# Taylor's Theorem - Chapter 10, page 13

Discussion in 'CM2' started by Benjamin Bickers, Jan 30, 2020.

1. Hi All,

I have a question on the Taylor's Theorem that is given in the notes in Chapter 10, page 13 that I was hoping someone might be able to answer.

The theorem is given to the second order in the notes as follows (sorry for the ugly formulas!):

df(xt) = f'(xt)dxt + 1/2f''(xt)(dxt)^2 + …

The reader is then referred to the tables page 3 if unfamiliar with the above theorem. However, the theorem given in the tables looks very different:

f(x+h) = f(x) + hf'(x) + 1/2h^2f''(x) + …

I can't, through renaming variables and moving parts around, get from the first theorem to the second, does anyone know how these two formulas can be reconciled?

Thanks very much!

2. let df(x) = f(x+h) - f(x)

then h= dxt in the top formula

Last edited: Jan 30, 2020
3. Hi studier,

Thanks for getting back so quickly!

That was along my line of thinking, however, I don't think we can say that df(xt) = f(xt + dxt) - f(xt).

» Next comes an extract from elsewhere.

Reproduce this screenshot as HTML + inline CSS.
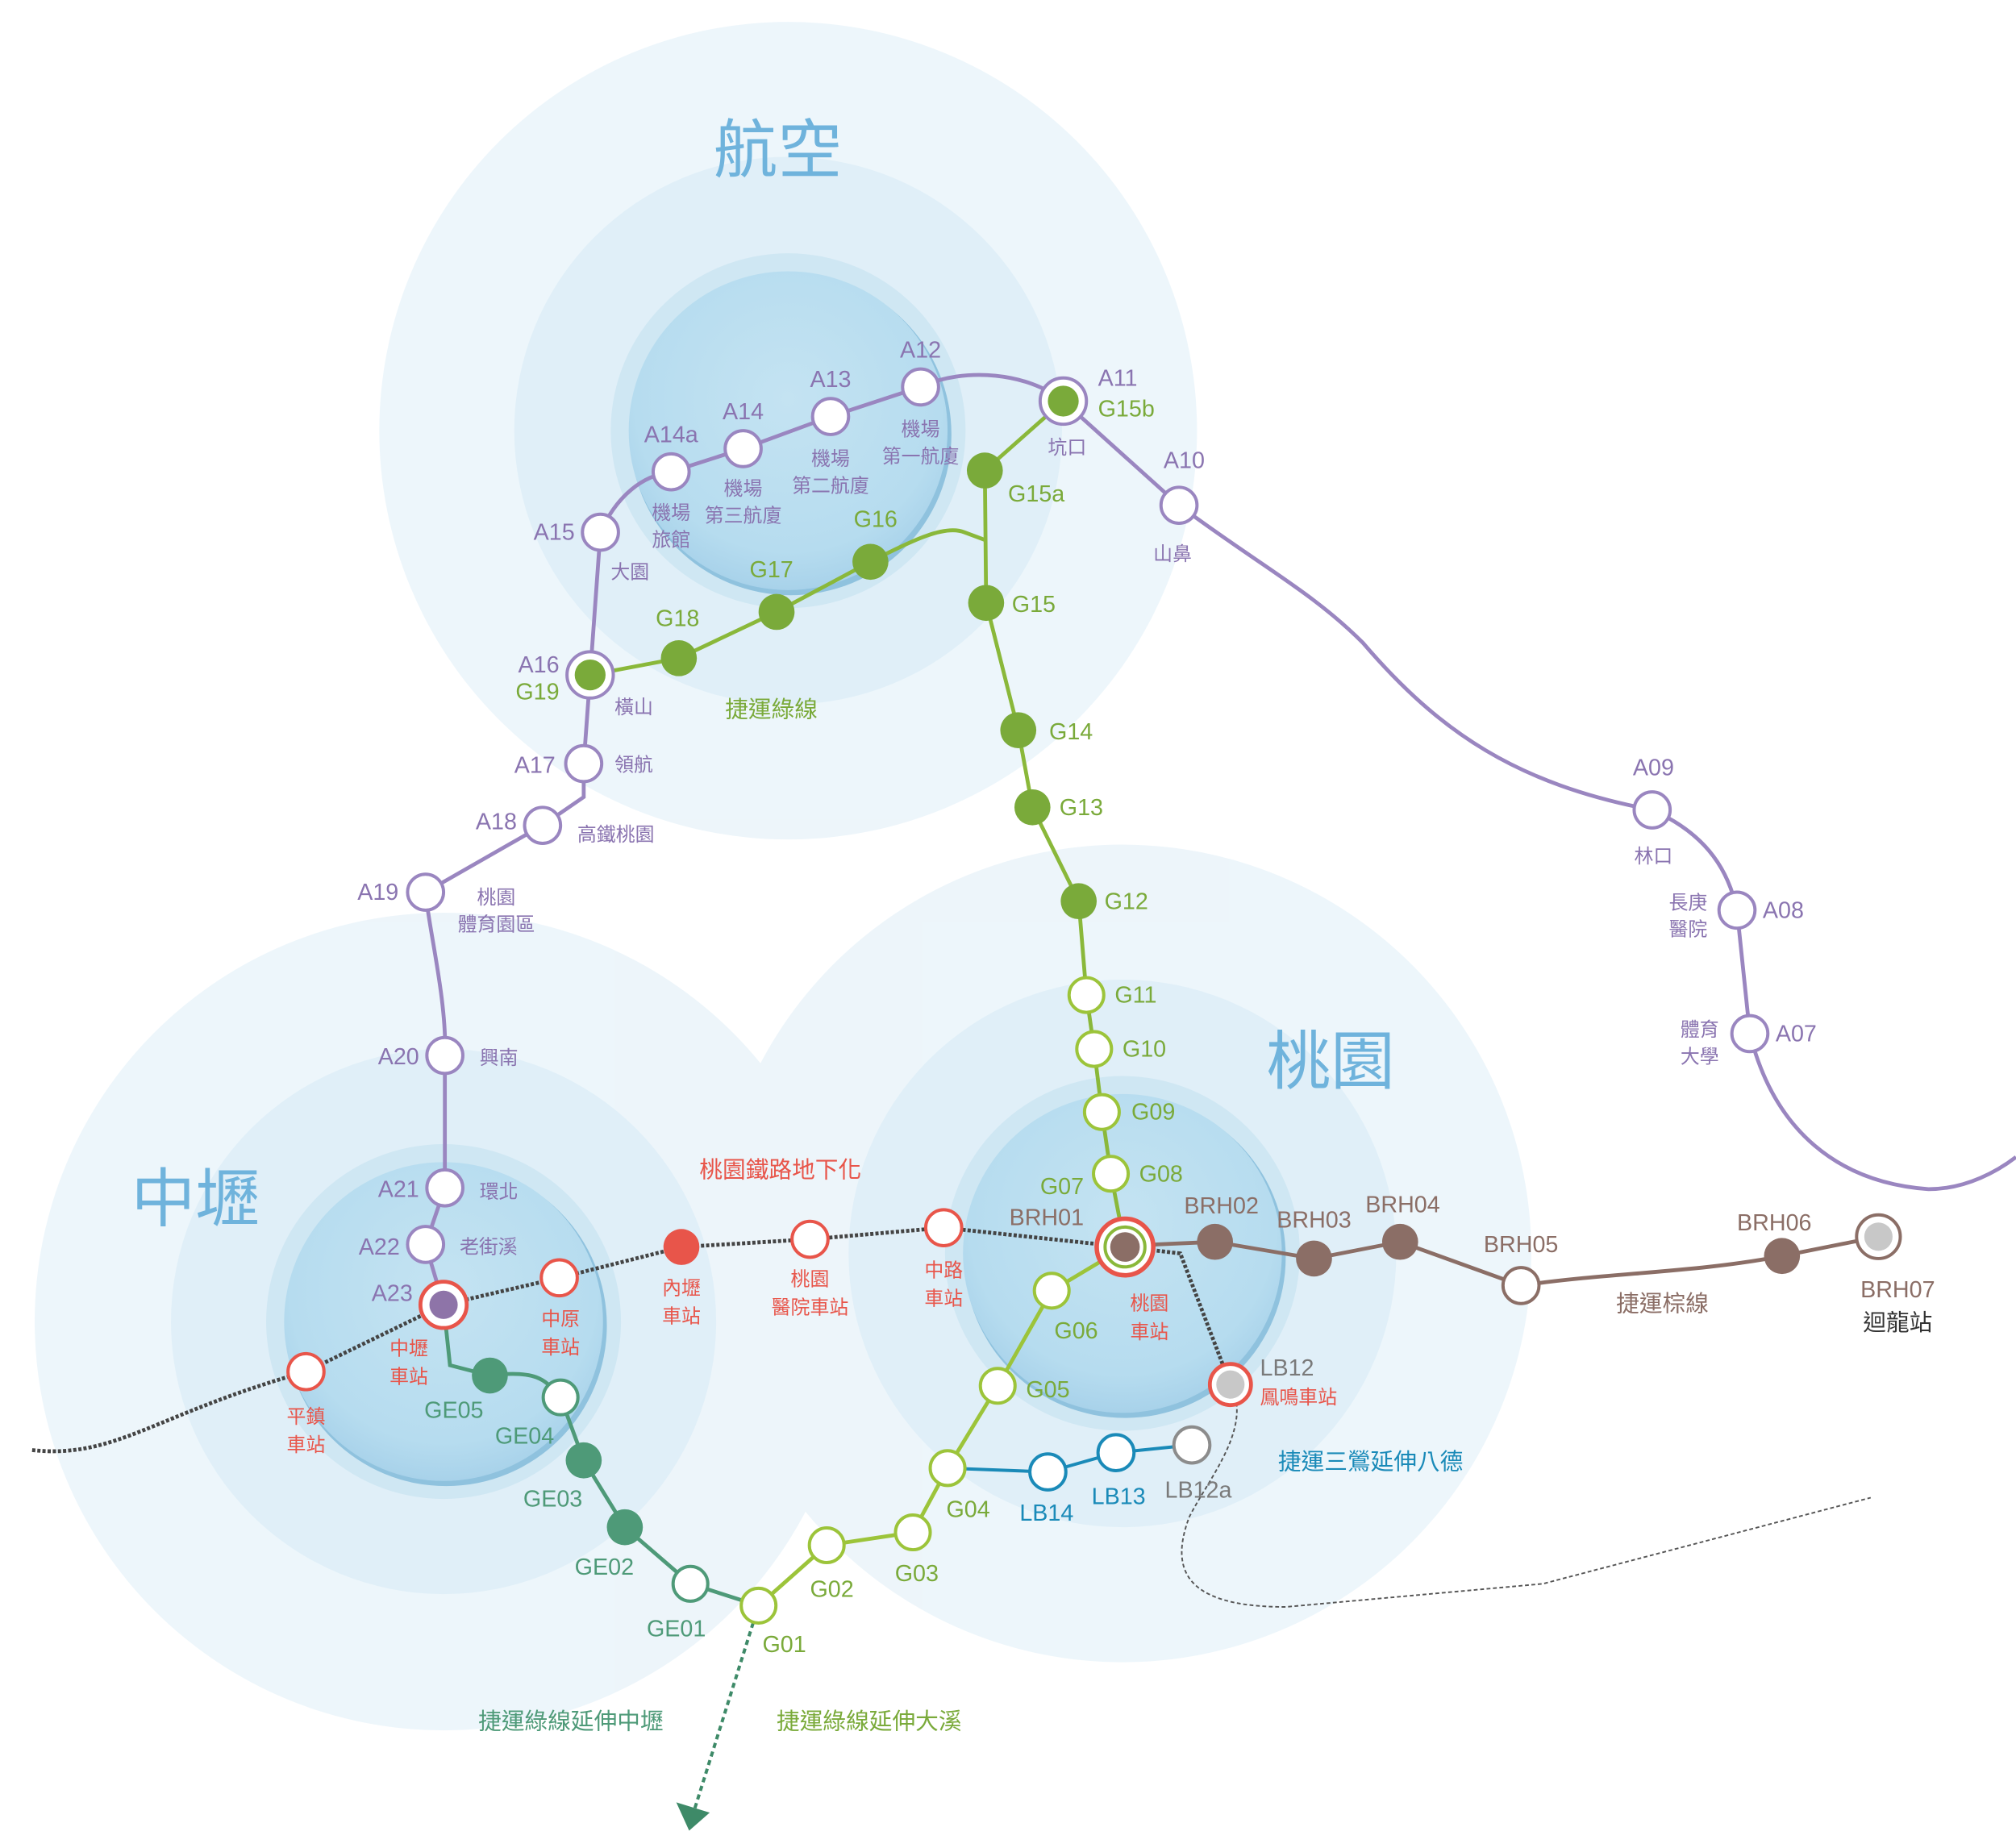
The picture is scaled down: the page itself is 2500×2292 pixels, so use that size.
<!DOCTYPE html>
<html><head><meta charset="utf-8"><style>
html,body{margin:0;padding:0;background:#fff}
svg{display:block}
text{font-family:"Liberation Sans","Noto Sans CJK TC",sans-serif}
.c{font-size:18px}
.n{font-size:15px}
</style></head><body>
<svg width="2500" height="2292" viewBox="0 0 1568 1437.5" xmlns="http://www.w3.org/2000/svg">
<defs>
<radialGradient id="ball" cx="50%" cy="40%" r="60%">
<stop offset="0" stop-color="#c4e3f2"/><stop offset="0.8" stop-color="#b6dcef"/><stop offset="1" stop-color="#a8d2ea"/>
</radialGradient>
</defs>
<rect width="1568" height="1437.5" fill="#fff"/>
<!-- bubbles -->
<g opacity="0.85">
<circle cx="613" cy="335" r="318" fill="#eaf4fa"/>
<circle cx="345" cy="1028" r="318" fill="#eaf4fa"/>
<circle cx="873" cy="975" r="318" fill="#eaf4fa"/>
</g>
<g opacity="0.8">
<circle cx="613" cy="335" r="213" fill="#dcedf7"/>
<circle cx="345" cy="1028" r="212" fill="#dcedf7"/>
<circle cx="873" cy="975" r="213" fill="#dcedf7"/>
</g>
<g>
<circle cx="613" cy="335" r="138" fill="#cfe7f3"/>
<circle cx="345" cy="1028" r="138" fill="#cfe7f3"/>
<circle cx="873" cy="975" r="138" fill="#cfe7f3"/>
<circle cx="615" cy="338" r="125" fill="#8fc2de"/>
<circle cx="347" cy="1031" r="125" fill="#8fc2de"/>
<circle cx="875" cy="978" r="125" fill="#8fc2de"/>
<circle cx="613" cy="335" r="124" fill="url(#ball)"/>
<circle cx="345" cy="1028" r="124" fill="url(#ball)"/>
<circle cx="873" cy="975" r="124" fill="url(#ball)"/>
</g>
<!-- big labels -->
<text x="605" y="134" font-size="50" fill="#6fb3dc" text-anchor="middle">航空</text>
<text x="1035" y="843" font-size="50" fill="#6fb3dc" text-anchor="middle">桃園</text>
<text x="152" y="950" font-size="50" fill="#6fb3dc" text-anchor="middle">中壢</text>

<!-- dashed extensions -->
<path d="M957,1077 C975,1110 940,1150 925,1180 C910,1220 920,1250 1000,1250 L1200,1232 L1455,1165" fill="none" stroke="#555" stroke-width="1.2" stroke-dasharray="3,2"/>
<!-- railway dotted -->
<path d="M25,1128 C90,1135 120,1100 238,1067 L345,1015 L435,994 L530,970 L630,964 L734,955 L875,970 L918,975 L957,1077" fill="none" stroke="#444" stroke-width="3" stroke-dasharray="2.5,1.5"/>
<!-- arrow -->
<path d="M590,1249 L540,1408" stroke="#3e8a68" stroke-width="2.5" stroke-dasharray="4,3" fill="none"/>
<polygon points="526,1402 552,1410 536,1424" fill="#3e8a68"/>

<!-- purple line -->
<path d="M331,968 L346,924 L346,821 C348,780 333,720 331,694 L422,642 L454,620 L454,594 L459,525 L467,414 C480,385 500,370 522,367 L578,349 L646,324 L716,301 C750,285 800,290 827,312 L917,393 C980,440 1020,460 1060,500 C1120,570 1180,610 1285,630 C1330,650 1345,680 1351,708 L1361,804 C1380,880 1430,920 1500,925 C1530,925 1555,910 1568,900" fill="none" stroke="#9a86c0" stroke-width="3"/>
<path d="M331,968 L345,1015" stroke="#9a86c0" stroke-width="3"/>
<!-- green line -->
<path d="M827,312 L766,366 L767,469 L792,568 L803,628 L839,701 L845,774 L851,816 L857,865 L864,913 L875,970" fill="none" stroke="#8ab83a" stroke-width="3"/>
<path d="M459,525 L528,512 L604,476 L677,437 C710,420 735,408 750,414 L766,420" fill="none" stroke="#8ab83a" stroke-width="3"/>
<path d="M875,970 L818,1004 L776,1078 L737,1142 L710,1192 L643,1202 L590,1249" fill="none" stroke="#9cc43a" stroke-width="3"/>
<!-- GE line -->
<path d="M345,1015 L350,1062 L381,1070 C420,1065 425,1075 436,1087 L454,1136 L486,1188 L537,1232 L590,1249" fill="none" stroke="#4e9a78" stroke-width="3"/>
<!-- LB line -->
<path d="M737,1142 L815,1145 L868,1130 L927,1124" fill="none" stroke="#1a8ab8" stroke-width="2.5"/>
<!-- BRH -->
<path d="M875,970 L900,968 L945,966 L1022,979 L1089,966 L1183,1000 C1250,990 1320,990 1386,977 L1461,962" fill="none" stroke="#8b6e66" stroke-width="3"/>

<!-- purple stations -->
<g fill="#fff" stroke="#9a86c0" stroke-width="2.5">
<circle cx="716" cy="301" r="14"/><circle cx="646" cy="324" r="14"/><circle cx="578" cy="349" r="14"/><circle cx="522" cy="367" r="14"/>
<circle cx="467" cy="414" r="14"/><circle cx="454" cy="594" r="14"/><circle cx="422" cy="642" r="14"/><circle cx="331" cy="694" r="14"/>
<circle cx="346" cy="821" r="14"/><circle cx="346" cy="924" r="14"/><circle cx="331" cy="968" r="14"/>
<circle cx="917" cy="393" r="14"/><circle cx="1285" cy="630" r="14"/><circle cx="1351" cy="708" r="14"/><circle cx="1361" cy="804" r="14"/>
<circle cx="827" cy="312" r="18"/><circle cx="459" cy="525" r="18"/>
</g>
<!-- green filled -->
<g fill="#7aaa3a">
<circle cx="827" cy="312" r="12"/><circle cx="459" cy="525" r="12"/>
<circle cx="766" cy="366" r="14"/><circle cx="767" cy="469" r="14"/><circle cx="792" cy="568" r="14"/><circle cx="803" cy="628" r="14"/><circle cx="839" cy="701" r="14"/>
<circle cx="677" cy="437" r="14"/><circle cx="604" cy="476" r="14"/><circle cx="528" cy="512" r="14"/>
</g>
<g fill="#fff" stroke="#9cc43a" stroke-width="2.5">
<circle cx="845" cy="774" r="13.5"/><circle cx="851" cy="816" r="13.5"/><circle cx="857" cy="865" r="13.5"/><circle cx="864" cy="913" r="13.5"/>
<circle cx="818" cy="1004" r="13.5"/><circle cx="776" cy="1078" r="13.5"/><circle cx="737" cy="1142" r="13.5"/><circle cx="710" cy="1192" r="13.5"/><circle cx="643" cy="1202" r="13.5"/><circle cx="590" cy="1249" r="13.5"/>
</g>
<!-- GE -->
<g fill="#4e9a78"><circle cx="381" cy="1070" r="14"/><circle cx="454" cy="1136" r="14"/><circle cx="486" cy="1188" r="14"/></g>
<g fill="#fff" stroke="#4e9a78" stroke-width="2.5"><circle cx="436" cy="1087" r="13.5"/><circle cx="537" cy="1232" r="13.5"/></g>
<!-- LB -->
<g fill="#fff" stroke="#1a8ab8" stroke-width="2.5"><circle cx="815" cy="1145" r="14"/><circle cx="868" cy="1130" r="14"/></g>
<circle cx="927" cy="1124" r="14" fill="#fff" stroke="#8c8c8c" stroke-width="2.5"/>
<!-- BRH -->
<g fill="#8b6e66"><circle cx="945" cy="966" r="14"/><circle cx="1022" cy="979" r="14"/><circle cx="1089" cy="966" r="14"/><circle cx="1386" cy="977" r="14"/></g>
<circle cx="1183" cy="1000" r="14" fill="#fff" stroke="#8b6e66" stroke-width="2.5"/>
<circle cx="1461" cy="962" r="17" fill="#fff" stroke="#8b6e66" stroke-width="2.5"/>
<circle cx="1461" cy="962" r="11" fill="#c8c8c8"/>
<!-- red stations -->
<g fill="#fff" stroke="#e8554a" stroke-width="2.5">
<circle cx="238" cy="1067" r="14"/><circle cx="435" cy="994" r="14"/><circle cx="630" cy="964" r="14"/><circle cx="734" cy="955" r="14"/>
</g>
<circle cx="530" cy="970" r="14" fill="#e8554a"/>
<circle cx="345" cy="1015" r="18" fill="#fff" stroke="#e8554a" stroke-width="3"/>
<circle cx="345" cy="1015" r="11" fill="#8e74a8"/>
<circle cx="875" cy="970" r="22" fill="#fff" stroke="#e8554a" stroke-width="3.5"/>
<circle cx="875" cy="970" r="15.5" fill="none" stroke="#8ab83a" stroke-width="2.5"/>
<circle cx="875" cy="970" r="11.5" fill="#8b6e66"/>
<circle cx="957" cy="1077" r="16" fill="#fff" stroke="#e8554a" stroke-width="3"/>
<circle cx="957" cy="1077" r="11" fill="#c8c8c8"/>

<!-- purple labels -->
<g fill="#8a74b0">
<text class="c" x="716" y="278" text-anchor="middle">A12</text>
<text class="c" x="646" y="301" text-anchor="middle">A13</text>
<text class="c" x="578" y="326" text-anchor="middle">A14</text>
<text class="c" x="522" y="344" text-anchor="middle">A14a</text>
<text class="c" x="447" y="420" text-anchor="end">A15</text>
<text class="c" x="435" y="523" text-anchor="end">A16</text>
<text class="c" x="432" y="601" text-anchor="end">A17</text>
<text class="c" x="402" y="645" text-anchor="end">A18</text>
<text class="c" x="310" y="700" text-anchor="end">A19</text>
<text class="c" x="326" y="828" text-anchor="end">A20</text>
<text class="c" x="326" y="931" text-anchor="end">A21</text>
<text class="c" x="311" y="976" text-anchor="end">A22</text>
<text class="c" x="321" y="1012" text-anchor="end">A23</text>
<text class="c" x="854" y="300">A11</text>
<text class="c" x="905" y="364">A10</text>
<text class="c" x="1270" y="603">A09</text>
<text class="c" x="1371" y="714">A08</text>
<text class="c" x="1381" y="810">A07</text>
<text class="n" x="716" y="339" text-anchor="middle">機場</text>
<text class="n" x="716" y="360" text-anchor="middle">第一航廈</text>
<text class="n" x="646" y="362" text-anchor="middle">機場</text>
<text class="n" x="646" y="383" text-anchor="middle">第二航廈</text>
<text class="n" x="578" y="385" text-anchor="middle">機場</text>
<text class="n" x="578" y="406" text-anchor="middle">第三航廈</text>
<text class="n" x="522" y="404" text-anchor="middle">機場</text>
<text class="n" x="522" y="425" text-anchor="middle">旅館</text>
<text class="n" x="490" y="450" text-anchor="middle">大園</text>
<text class="n" x="830" y="353" text-anchor="middle">坑口</text>
<text class="n" x="912" y="436" text-anchor="middle">山鼻</text>
<text class="n" x="493" y="555" text-anchor="middle">橫山</text>
<text class="n" x="493" y="600" text-anchor="middle">領航</text>
<text class="n" x="479" y="654" text-anchor="middle">高鐵桃園</text>
<text class="n" x="386" y="703" text-anchor="middle">桃園</text>
<text class="n" x="386" y="724" text-anchor="middle">體育園區</text>
<text class="n" x="388" y="828" text-anchor="middle">興南</text>
<text class="n" x="388" y="932" text-anchor="middle">環北</text>
<text class="n" x="380" y="975" text-anchor="middle">老街溪</text>
<text class="n" x="1286" y="671" text-anchor="middle">林口</text>
<text class="n" x="1313" y="707" text-anchor="middle">長庚</text>
<text class="n" x="1313" y="728" text-anchor="middle">醫院</text>
<text class="n" x="1322" y="806" text-anchor="middle">體育</text>
<text class="n" x="1322" y="827" text-anchor="middle">大學</text>
</g>
<!-- green labels -->
<g fill="#7aaa3a">
<text class="c" x="854" y="324">G15b</text>
<text class="c" x="784" y="390">G15a</text>
<text class="c" x="787" y="476">G15</text>
<text class="c" x="816" y="575">G14</text>
<text class="c" x="824" y="634">G13</text>
<text class="c" x="859" y="707">G12</text>
<text class="c" x="867" y="780">G11</text>
<text class="c" x="873" y="822">G10</text>
<text class="c" x="880" y="871">G09</text>
<text class="c" x="886" y="919">G08</text>
<text class="c" x="843" y="929" text-anchor="end">G07</text>
<text class="c" x="820" y="1041">G06</text>
<text class="c" x="798" y="1087">G05</text>
<text class="c" x="736" y="1180">G04</text>
<text class="c" x="696" y="1230">G03</text>
<text class="c" x="630" y="1242">G02</text>
<text class="c" x="593" y="1285">G01</text>
<text class="c" x="681" y="410" text-anchor="middle">G16</text>
<text class="c" x="600" y="449" text-anchor="middle">G17</text>
<text class="c" x="527" y="487" text-anchor="middle">G18</text>
<text class="c" x="435" y="544" text-anchor="end">G19</text>
<text x="600" y="558" font-size="18" text-anchor="middle">捷運綠線</text>
<text x="676" y="1345" font-size="18" text-anchor="middle">捷運綠線延伸大溪</text>
</g>
<g fill="#4e9a78">
<text class="c" x="353" y="1103" text-anchor="middle">GE05</text>
<text class="c" x="408" y="1123" text-anchor="middle">GE04</text>
<text class="c" x="430" y="1172" text-anchor="middle">GE03</text>
<text class="c" x="470" y="1225" text-anchor="middle">GE02</text>
<text class="c" x="526" y="1273" text-anchor="middle">GE01</text>
<text x="444" y="1345" font-size="18" text-anchor="middle">捷運綠線延伸中壢</text>
</g>
<g fill="#1a8ab8">
<text class="c" x="814" y="1183" text-anchor="middle">LB14</text>
<text class="c" x="870" y="1170" text-anchor="middle">LB13</text>
<text x="1066" y="1143" font-size="18" text-anchor="middle">捷運三鶯延伸八德</text>
</g>
<text class="c" x="932" y="1165" text-anchor="middle" fill="#7a7a7a">LB12a</text>
<text class="c" x="980" y="1070" fill="#7a7a7a">LB12</text>
<!-- brown labels -->
<g fill="#8b6e66">
<text class="c" x="814" y="953" text-anchor="middle">BRH01</text>
<text class="c" x="950" y="944" text-anchor="middle">BRH02</text>
<text class="c" x="1022" y="955" text-anchor="middle">BRH03</text>
<text class="c" x="1091" y="943" text-anchor="middle">BRH04</text>
<text class="c" x="1183" y="974" text-anchor="middle">BRH05</text>
<text class="c" x="1380" y="957" text-anchor="middle">BRH06</text>
<text class="c" x="1476" y="1009" text-anchor="middle">BRH07</text>
<text x="1293" y="1020" font-size="18" text-anchor="middle">捷運棕線</text>
</g>
<text x="1476" y="1035" font-size="18" text-anchor="middle" fill="#333">迴龍站</text>
<!-- red labels -->
<g fill="#e8554a">
<text x="607" y="916" font-size="18" text-anchor="middle">桃園鐵路地下化</text>
<text class="n" x="238" y="1107" text-anchor="middle">平鎮</text>
<text class="n" x="238" y="1129" text-anchor="middle">車站</text>
<text class="n" x="318" y="1054" text-anchor="middle">中壢</text>
<text class="n" x="318" y="1076" text-anchor="middle">車站</text>
<text class="n" x="436" y="1031" text-anchor="middle">中原</text>
<text class="n" x="436" y="1053" text-anchor="middle">車站</text>
<text class="n" x="530" y="1007" text-anchor="middle">內壢</text>
<text class="n" x="530" y="1029" text-anchor="middle">車站</text>
<text class="n" x="630" y="1000" text-anchor="middle">桃園</text>
<text class="n" x="630" y="1022" text-anchor="middle">醫院車站</text>
<text class="n" x="734" y="993" text-anchor="middle">中路</text>
<text class="n" x="734" y="1015" text-anchor="middle">車站</text>
<text class="n" x="894" y="1019" text-anchor="middle">桃園</text>
<text class="n" x="894" y="1041" text-anchor="middle">車站</text>
<text class="n" x="980" y="1092">鳳鳴車站</text>
</g>
</svg>
</body></html>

For example, say f(xt) = xt^2, then the LHS = dxt^2 and RHS = (x+dxt)^2 - xt^2 = d^2.xt^2 + 2dxt^2
Dividing both sides by d gives: LHS = xt^2 and RHS = dxt^2 + 2xt^2
letting d tend to zero gives: LHS = xt^2 and RHS = 2xt^2
which aren't equal - am I missing something obvious here?

Sorry again for the ugly formulas!

Thanks again!

4. Hi,

The below is my reconciliation 'attempt' .

1. f(x+h) = f(x) + hf'(x) + 1/2h^2f''(x) + …
subtracting f(x)
2. f(x+h) - f(x) = hf'(x) + 1/2h^2f''(x) + ...
dividing by h
3. [f(x+h) - f(x)] / h = f'(x) + 1/2hf''(x) + ...
taking the limit as h tends to 0+
4. df / dh = f’(x) + 1/2dhf''(x) + ...
multiplying by dh
5. df = f’(x)dh + 1/2(dh)^2f''(x) + ... [end of rec].

Hope that helps.

Last edited: Feb 3, 2020
5. Ah I see - that makes sense - thanks very much Mugono!

Now I just have to get my head around the rest of this stuff!